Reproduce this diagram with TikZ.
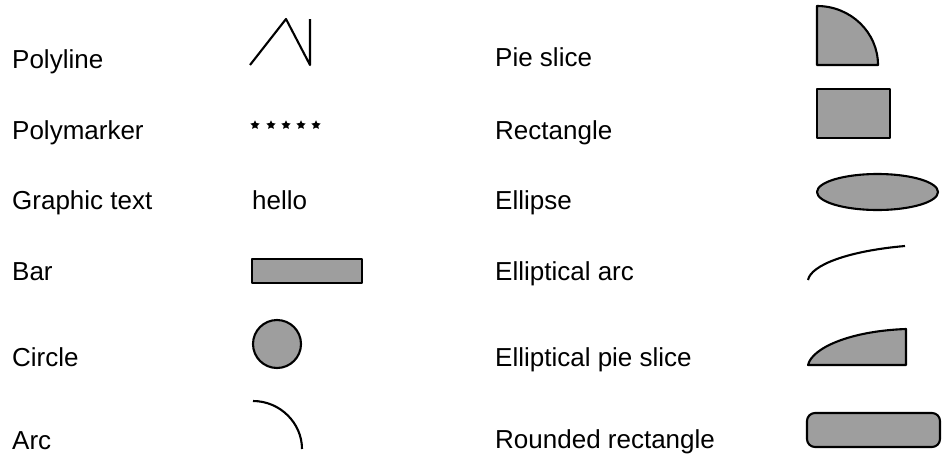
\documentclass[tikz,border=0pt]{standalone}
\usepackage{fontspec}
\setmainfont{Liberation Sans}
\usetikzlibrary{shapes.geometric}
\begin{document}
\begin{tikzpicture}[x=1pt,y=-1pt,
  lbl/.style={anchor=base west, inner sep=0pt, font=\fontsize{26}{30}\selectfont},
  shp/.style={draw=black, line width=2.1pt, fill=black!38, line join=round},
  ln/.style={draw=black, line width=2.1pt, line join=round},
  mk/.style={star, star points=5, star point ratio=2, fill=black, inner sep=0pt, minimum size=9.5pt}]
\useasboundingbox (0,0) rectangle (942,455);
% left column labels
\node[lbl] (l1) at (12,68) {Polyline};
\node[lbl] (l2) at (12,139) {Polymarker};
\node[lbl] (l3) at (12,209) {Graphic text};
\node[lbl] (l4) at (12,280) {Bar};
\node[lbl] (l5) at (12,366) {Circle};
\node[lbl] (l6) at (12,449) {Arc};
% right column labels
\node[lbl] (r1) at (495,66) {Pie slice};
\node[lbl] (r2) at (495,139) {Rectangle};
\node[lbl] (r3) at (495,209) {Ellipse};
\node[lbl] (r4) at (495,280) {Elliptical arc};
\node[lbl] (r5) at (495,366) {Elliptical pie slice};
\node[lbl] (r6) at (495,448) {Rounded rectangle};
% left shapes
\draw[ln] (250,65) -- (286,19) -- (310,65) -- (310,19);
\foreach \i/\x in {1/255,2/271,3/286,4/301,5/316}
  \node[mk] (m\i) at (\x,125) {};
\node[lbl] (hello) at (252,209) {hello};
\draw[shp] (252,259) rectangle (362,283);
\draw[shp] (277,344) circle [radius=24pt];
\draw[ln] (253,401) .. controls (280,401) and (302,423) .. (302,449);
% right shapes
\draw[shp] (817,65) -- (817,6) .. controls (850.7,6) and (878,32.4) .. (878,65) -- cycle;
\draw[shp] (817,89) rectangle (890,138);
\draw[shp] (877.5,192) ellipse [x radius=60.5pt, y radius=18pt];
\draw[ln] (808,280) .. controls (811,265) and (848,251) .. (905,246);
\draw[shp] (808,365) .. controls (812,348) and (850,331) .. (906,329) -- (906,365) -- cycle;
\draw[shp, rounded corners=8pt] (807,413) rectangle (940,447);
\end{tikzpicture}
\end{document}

WHAT THE TASK ASKS | Give all the lines above again, character for character, without pictures.

OUTPUT FOR THIS TASK |
Reproduce this diagram with TikZ.
\documentclass[tikz,border=0pt]{standalone}
\usepackage{fontspec}
\setmainfont{Liberation Sans}
\usetikzlibrary{shapes.geometric}
\begin{document}
\begin{tikzpicture}[x=1pt,y=-1pt,
  lbl/.style={anchor=base west, inner sep=0pt, font=\fontsize{26}{30}\selectfont},
  shp/.style={draw=black, line width=2.1pt, fill=black!38, line join=round},
  ln/.style={draw=black, line width=2.1pt, line join=round},
  mk/.style={star, star points=5, star point ratio=2, fill=black, inner sep=0pt, minimum size=9.5pt}]
\useasboundingbox (0,0) rectangle (942,455);
% left column labels
\node[lbl] (l1) at (12,68) {Polyline};
\node[lbl] (l2) at (12,139) {Polymarker};
\node[lbl] (l3) at (12,209) {Graphic text};
\node[lbl] (l4) at (12,280) {Bar};
\node[lbl] (l5) at (12,366) {Circle};
\node[lbl] (l6) at (12,449) {Arc};
% right column labels
\node[lbl] (r1) at (495,66) {Pie slice};
\node[lbl] (r2) at (495,139) {Rectangle};
\node[lbl] (r3) at (495,209) {Ellipse};
\node[lbl] (r4) at (495,280) {Elliptical arc};
\node[lbl] (r5) at (495,366) {Elliptical pie slice};
\node[lbl] (r6) at (495,448) {Rounded rectangle};
% left shapes
\draw[ln] (250,65) -- (286,19) -- (310,65) -- (310,19);
\foreach \i/\x in {1/255,2/271,3/286,4/301,5/316}
  \node[mk] (m\i) at (\x,125) {};
\node[lbl] (hello) at (252,209) {hello};
\draw[shp] (252,259) rectangle (362,283);
\draw[shp] (277,344) circle [radius=24pt];
\draw[ln] (253,401) .. controls (280,401) and (302,423) .. (302,449);
% right shapes
\draw[shp] (817,65) -- (817,6) .. controls (850.7,6) and (878,32.4) .. (878,65) -- cycle;
\draw[shp] (817,89) rectangle (890,138);
\draw[shp] (877.5,192) ellipse [x radius=60.5pt, y radius=18pt];
\draw[ln] (808,280) .. controls (811,265) and (848,251) .. (905,246);
\draw[shp] (808,365) .. controls (812,348) and (850,331) .. (906,329) -- (906,365) -- cycle;
\draw[shp, rounded corners=8pt] (807,413) rectangle (940,447);
\end{tikzpicture}
\end{document}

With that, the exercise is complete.